» **What you are asked to do**:
Pictures excluded, return the lines below from the first through the line holding "var yTicks = [-2, 0, 2, 4, 6];".

╔══

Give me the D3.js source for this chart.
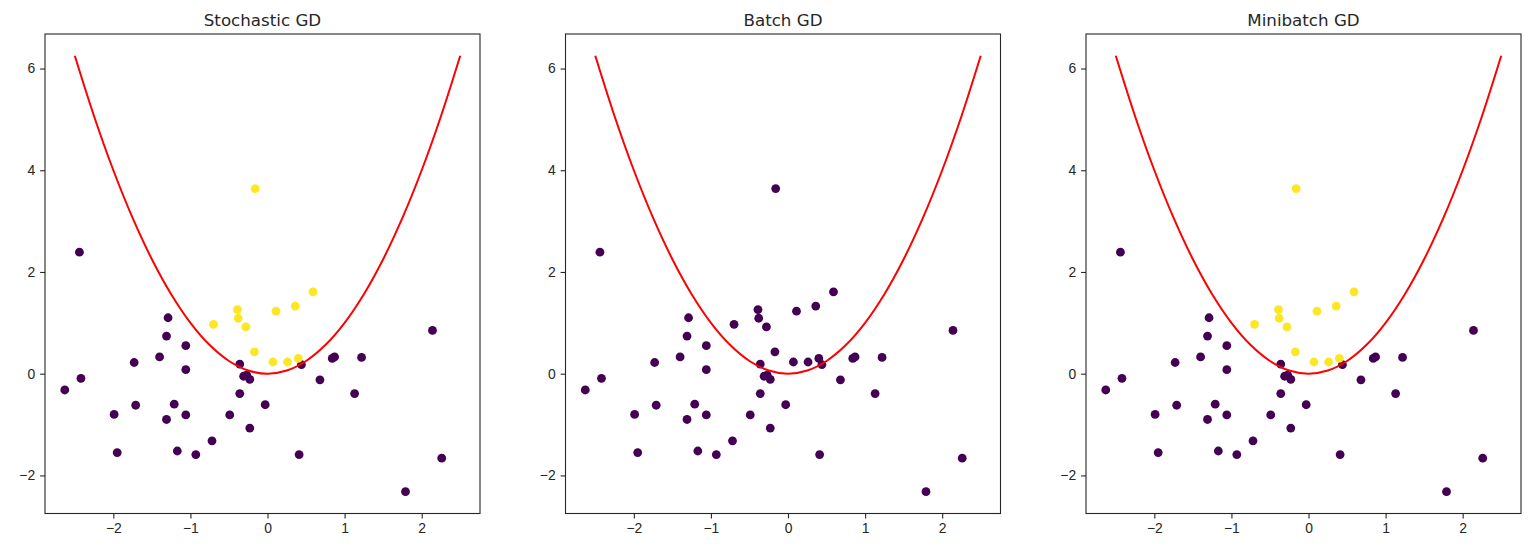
<!DOCTYPE html>
<html>
<head>
<meta charset="utf-8">
<script src="https://cdn.jsdelivr.net/npm/d3@7"></script>
<style>
  body { margin: 0; background: #fff; }
  svg { display: block; font-family: "DejaVu Sans", sans-serif; }
  .tick text { font-size: 13.9px; fill: #262626; }
  .tick line { stroke: #262626; }
  .domain { stroke: none; }
</style>
</head>
<body>
<div id="chart"></div>
<script>
var svgWidth = 1537;
var svgHeight = 547;

// point coordinates
var pointX = [-2.44, -2.42, -2.63, -1.99, -1.95, -1.73, -1.71, -1.40, -1.29, -1.31,
  -1.31, -1.21, -1.17, -1.06, -1.06, -1.06, -0.93, -0.72, -0.49, -0.36,
  -0.36, -0.31, -0.27, -0.23, -0.23, -0.03, 0.41, 0.44, 0.68, 0.84,
  0.87, 1.22, 1.13, 2.14, 2.26, 1.79,
  -0.16, -0.70, -0.39, -0.38, -0.28, -0.17, 0.11, 0.36, 0.59, 0.07, 0.26, 0.40];
var pointY = [2.39, -0.09, -0.32, -0.80, -1.55, 0.22, -0.62, 0.33, 1.10, 0.74,
  -0.90, -0.60, -1.52, 0.55, 0.08, -0.81, -1.59, -1.32, -0.81, 0.19,
  -0.39, -0.05, -0.03, -0.11, -1.07, -0.61, -1.59, 0.18, -0.12, 0.30,
  0.33, 0.32, -0.39, 0.85, -1.66, -2.32,
  3.64, 0.97, 1.26, 1.09, 0.92, 0.43, 1.23, 1.33, 1.61, 0.23, 0.23, 0.30];

// predicted class per panel (0 = purple, 1 = yellow)
var predStochastic = [0, 0, 0, 0, 0, 0, 0, 0, 0, 0, 0, 0, 0, 0, 0, 0, 0, 0, 0, 0,
  0, 0, 0, 0, 0, 0, 0, 0, 0, 0, 0, 0, 0, 0, 0, 0,
  1, 1, 1, 1, 1, 1, 1, 1, 1, 1, 1, 1];
var predBatch = [0, 0, 0, 0, 0, 0, 0, 0, 0, 0, 0, 0, 0, 0, 0, 0, 0, 0, 0, 0,
  0, 0, 0, 0, 0, 0, 0, 0, 0, 0, 0, 0, 0, 0, 0, 0,
  0, 0, 0, 0, 0, 0, 0, 0, 0, 0, 0, 0];
var predMinibatch = [0, 0, 0, 0, 0, 0, 0, 0, 0, 0, 0, 0, 0, 0, 0, 0, 0, 0, 0, 0,
  0, 0, 0, 0, 0, 0, 0, 0, 0, 0, 0, 0, 0, 0, 0, 0,
  1, 1, 1, 1, 1, 1, 1, 1, 1, 1, 1, 1];

// red boundary curve
var curveX = [-2.5, -2.25, -2, -1.75, -1.5, -1.25, -1, -0.75, -0.5, -0.25, 0,
  0.25, 0.5, 0.75, 1, 1.25, 1.5, 1.75, 2, 2.25, 2.5];
var curveY = [6.25, 5.0625, 4, 3.0625, 2.25, 1.5625, 1, 0.5625, 0.25, 0.0625, 0,
  0.0625, 0.25, 0.5625, 1, 1.5625, 2.25, 3.0625, 4, 5.0625, 6.25];

var titles = ["Stochastic GD", "Batch GD", "Minibatch GD"];
var preds = [predStochastic, predBatch, predMinibatch];
var xTicks = [-2, -1, 0, 1, 2];
var yTicks = [-2, 0, 2, 4, 6];

var panelLefts = [45, 565.5, 1086];
var panelTop = 34;
var panelW = 435;
var panelH = 479.5;

var colors = ["#440154", "#fde725"];

var svg = d3.select("#chart")
  .append("svg")
  .attr("width", svgWidth)
  .attr("height", svgHeight);

var allX = pointX.concat(curveX);
var allY = pointY.concat(curveY);
var xMin = d3.min(allX), xMax = d3.max(allX);
var yMin = d3.min(allY), yMax = d3.max(allY);
var xPad = (xMax - xMin) * 0.05;
var yPad = (yMax - yMin) * 0.05;

var fmt = function (d) { return d < 0 ? "\u2212" + Math.abs(d) : "" + d; };

var curvePts = curveX.map(function (d, i) { return [d, curveY[i]]; });

titles.forEach(function (title, p) {
  var chart = svg.append("g")
    .attr("transform", `translate(${panelLefts[p]}, ${panelTop})`);

  var xscale = d3.scaleLinear().domain([xMin - xPad, xMax + xPad]).range([0, panelW]);
  var yscale = d3.scaleLinear().domain([yMin - yPad, yMax + yPad]).range([panelH, 0]);

  var line = d3.line()
    .x(function (d) { return xscale(d[0]); })
    .y(function (d) { return yscale(d[1]); })
    .curve(d3.curveCatmullRom);

  // points: purple first, yellow on top
  var idx = d3.range(pointX.length).sort(function (a, b) { return preds[p][a] - preds[p][b]; });
  chart.selectAll("circle")
    .data(idx)
    .enter()
    .append("circle")
    .attr("cx", function (i) { return xscale(pointX[i]); })
    .attr("cy", function (i) { return yscale(pointY[i]); })
    .attr("r", 4.4)
    .attr("fill", function (i) { return colors[preds[p][i]]; });

  chart.append("path")
    .datum(curvePts)
    .attr("d", line)
    .attr("fill", "none")
    .attr("stroke", "#ff0000")
    .attr("stroke-width", 2);

  chart.append("g")
    .attr("transform", `translate(0, ${panelH})`)
    .call(d3.axisBottom(xscale).tickValues(xTicks).tickFormat(fmt).tickSizeInner(4.9).tickSizeOuter(0).tickPadding(4.9))
    .selectAll("line").attr("stroke-width", 1.1);

  chart.append("g")
    .call(d3.axisLeft(yscale).tickValues(yTicks).tickFormat(fmt).tickSizeInner(4.9).tickSizeOuter(0).tickPadding(4.9))
    .selectAll("line").attr("stroke-width", 1.1);

  chart.append("rect")
    .attr("x", 0)
    .attr("y", 0)
    .attr("width", panelW)
    .attr("height", panelH)
    .attr("fill", "none")
    .attr("stroke", "#262626")
    .attr("stroke-width", 1.1);

  chart.append("text")
    .attr("x", panelW / 2)
    .attr("y", -8)
    .attr("text-anchor", "middle")
    .attr("font-size", "16.7px")
    .attr("fill", "#262626")
    .text(title);
});
</script>
</body>
</html>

╚══

» **Output**:
Give me the D3.js source for this chart.
<!DOCTYPE html>
<html>
<head>
<meta charset="utf-8">
<script src="https://cdn.jsdelivr.net/npm/d3@7"></script>
<style>
  body { margin: 0; background: #fff; }
  svg { display: block; font-family: "DejaVu Sans", sans-serif; }
  .tick text { font-size: 13.9px; fill: #262626; }
  .tick line { stroke: #262626; }
  .domain { stroke: none; }
</style>
</head>
<body>
<div id="chart"></div>
<script>
var svgWidth = 1537;
var svgHeight = 547;

// point coordinates
var pointX = [-2.44, -2.42, -2.63, -1.99, -1.95, -1.73, -1.71, -1.40, -1.29, -1.31,
  -1.31, -1.21, -1.17, -1.06, -1.06, -1.06, -0.93, -0.72, -0.49, -0.36,
  -0.36, -0.31, -0.27, -0.23, -0.23, -0.03, 0.41, 0.44, 0.68, 0.84,
  0.87, 1.22, 1.13, 2.14, 2.26, 1.79,
  -0.16, -0.70, -0.39, -0.38, -0.28, -0.17, 0.11, 0.36, 0.59, 0.07, 0.26, 0.40];
var pointY = [2.39, -0.09, -0.32, -0.80, -1.55, 0.22, -0.62, 0.33, 1.10, 0.74,
  -0.90, -0.60, -1.52, 0.55, 0.08, -0.81, -1.59, -1.32, -0.81, 0.19,
  -0.39, -0.05, -0.03, -0.11, -1.07, -0.61, -1.59, 0.18, -0.12, 0.30,
  0.33, 0.32, -0.39, 0.85, -1.66, -2.32,
  3.64, 0.97, 1.26, 1.09, 0.92, 0.43, 1.23, 1.33, 1.61, 0.23, 0.23, 0.30];

// predicted class per panel (0 = purple, 1 = yellow)
var predStochastic = [0, 0, 0, 0, 0, 0, 0, 0, 0, 0, 0, 0, 0, 0, 0, 0, 0, 0, 0, 0,
  0, 0, 0, 0, 0, 0, 0, 0, 0, 0, 0, 0, 0, 0, 0, 0,
  1, 1, 1, 1, 1, 1, 1, 1, 1, 1, 1, 1];
var predBatch = [0, 0, 0, 0, 0, 0, 0, 0, 0, 0, 0, 0, 0, 0, 0, 0, 0, 0, 0, 0,
  0, 0, 0, 0, 0, 0, 0, 0, 0, 0, 0, 0, 0, 0, 0, 0,
  0, 0, 0, 0, 0, 0, 0, 0, 0, 0, 0, 0];
var predMinibatch = [0, 0, 0, 0, 0, 0, 0, 0, 0, 0, 0, 0, 0, 0, 0, 0, 0, 0, 0, 0,
  0, 0, 0, 0, 0, 0, 0, 0, 0, 0, 0, 0, 0, 0, 0, 0,
  1, 1, 1, 1, 1, 1, 1, 1, 1, 1, 1, 1];

// red boundary curve
var curveX = [-2.5, -2.25, -2, -1.75, -1.5, -1.25, -1, -0.75, -0.5, -0.25, 0,
  0.25, 0.5, 0.75, 1, 1.25, 1.5, 1.75, 2, 2.25, 2.5];
var curveY = [6.25, 5.0625, 4, 3.0625, 2.25, 1.5625, 1, 0.5625, 0.25, 0.0625, 0,
  0.0625, 0.25, 0.5625, 1, 1.5625, 2.25, 3.0625, 4, 5.0625, 6.25];

var titles = ["Stochastic GD", "Batch GD", "Minibatch GD"];
var preds = [predStochastic, predBatch, predMinibatch];
var xTicks = [-2, -1, 0, 1, 2];
var yTicks = [-2, 0, 2, 4, 6];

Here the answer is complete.